* Records for the task
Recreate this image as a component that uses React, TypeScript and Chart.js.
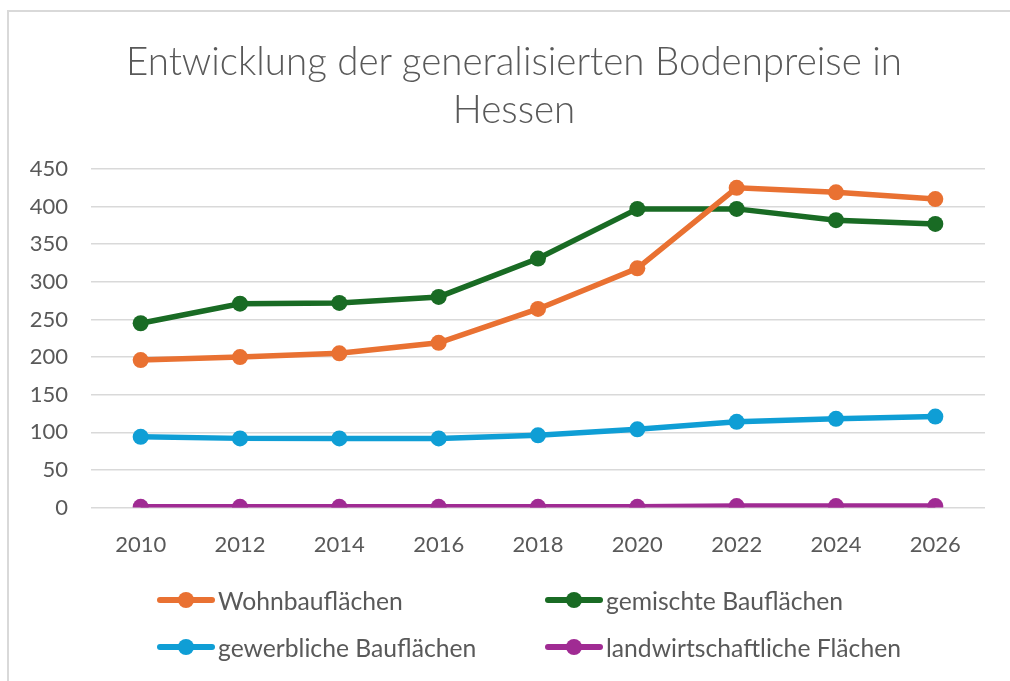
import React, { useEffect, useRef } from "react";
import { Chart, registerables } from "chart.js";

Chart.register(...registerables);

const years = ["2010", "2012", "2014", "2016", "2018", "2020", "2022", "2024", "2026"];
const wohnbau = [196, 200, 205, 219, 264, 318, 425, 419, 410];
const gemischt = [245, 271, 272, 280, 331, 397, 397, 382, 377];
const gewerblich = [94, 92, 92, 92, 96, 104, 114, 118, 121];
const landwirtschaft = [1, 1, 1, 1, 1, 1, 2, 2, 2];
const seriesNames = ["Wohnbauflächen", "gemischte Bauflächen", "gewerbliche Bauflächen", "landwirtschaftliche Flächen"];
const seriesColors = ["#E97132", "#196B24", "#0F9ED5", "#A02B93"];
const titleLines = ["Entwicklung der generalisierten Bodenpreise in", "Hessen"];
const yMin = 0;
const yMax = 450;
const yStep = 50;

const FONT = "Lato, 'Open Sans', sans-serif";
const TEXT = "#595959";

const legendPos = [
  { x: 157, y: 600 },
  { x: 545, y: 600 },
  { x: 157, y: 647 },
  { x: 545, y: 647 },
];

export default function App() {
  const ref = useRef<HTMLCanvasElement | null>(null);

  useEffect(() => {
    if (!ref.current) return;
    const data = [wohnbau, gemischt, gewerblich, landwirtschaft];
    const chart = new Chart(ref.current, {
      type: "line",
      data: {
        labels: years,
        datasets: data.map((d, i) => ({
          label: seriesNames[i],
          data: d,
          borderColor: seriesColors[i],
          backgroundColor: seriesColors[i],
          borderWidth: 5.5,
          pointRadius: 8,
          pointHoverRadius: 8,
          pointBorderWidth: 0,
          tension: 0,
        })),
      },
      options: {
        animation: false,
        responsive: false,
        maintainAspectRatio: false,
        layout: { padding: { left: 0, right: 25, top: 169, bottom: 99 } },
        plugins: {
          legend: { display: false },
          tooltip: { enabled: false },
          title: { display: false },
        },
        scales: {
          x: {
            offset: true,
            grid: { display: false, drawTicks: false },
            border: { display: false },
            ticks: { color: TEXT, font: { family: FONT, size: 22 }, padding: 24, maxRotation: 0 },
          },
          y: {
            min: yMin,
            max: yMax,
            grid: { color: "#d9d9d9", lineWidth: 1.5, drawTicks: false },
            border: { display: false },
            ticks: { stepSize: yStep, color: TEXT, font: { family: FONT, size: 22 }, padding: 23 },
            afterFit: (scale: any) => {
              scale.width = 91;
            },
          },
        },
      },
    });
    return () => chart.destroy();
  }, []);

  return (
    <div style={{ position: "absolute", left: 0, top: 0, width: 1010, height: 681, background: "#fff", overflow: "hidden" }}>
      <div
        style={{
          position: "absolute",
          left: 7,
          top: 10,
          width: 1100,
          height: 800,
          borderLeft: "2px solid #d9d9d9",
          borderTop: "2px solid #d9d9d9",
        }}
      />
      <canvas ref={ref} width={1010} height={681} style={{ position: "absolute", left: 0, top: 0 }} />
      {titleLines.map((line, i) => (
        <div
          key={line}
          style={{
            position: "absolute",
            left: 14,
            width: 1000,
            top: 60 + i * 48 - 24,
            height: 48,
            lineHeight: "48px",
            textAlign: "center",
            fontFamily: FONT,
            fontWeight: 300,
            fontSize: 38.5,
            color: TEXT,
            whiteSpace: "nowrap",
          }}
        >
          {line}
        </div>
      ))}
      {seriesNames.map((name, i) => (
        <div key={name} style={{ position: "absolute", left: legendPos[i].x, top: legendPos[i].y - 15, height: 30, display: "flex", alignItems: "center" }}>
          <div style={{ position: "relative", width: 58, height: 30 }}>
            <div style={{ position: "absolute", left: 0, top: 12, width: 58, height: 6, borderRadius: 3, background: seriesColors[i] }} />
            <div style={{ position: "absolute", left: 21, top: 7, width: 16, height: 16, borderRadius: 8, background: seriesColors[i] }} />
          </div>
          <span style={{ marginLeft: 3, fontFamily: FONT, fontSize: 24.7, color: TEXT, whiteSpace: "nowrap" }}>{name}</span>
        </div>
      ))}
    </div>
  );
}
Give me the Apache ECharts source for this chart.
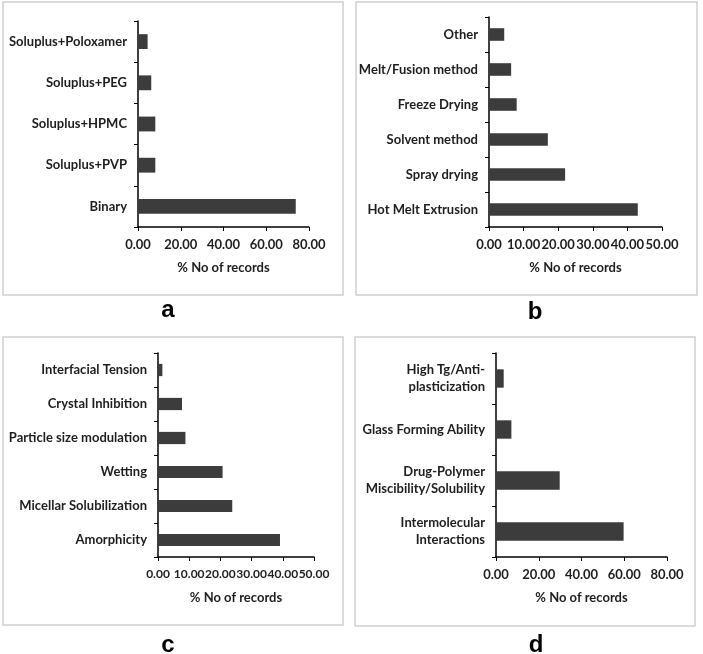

* Task
Print exactly the first line of the entries and every line after it through the one that contains "Chart.register(...registerables);", leaving the pictures out.

* Solution for this exercise
Recreate this image as a component that uses React, TypeScript and Chart.js.
import React, { useEffect, useRef } from "react";
import { Chart, registerables } from "chart.js";

Chart.register(...registerables);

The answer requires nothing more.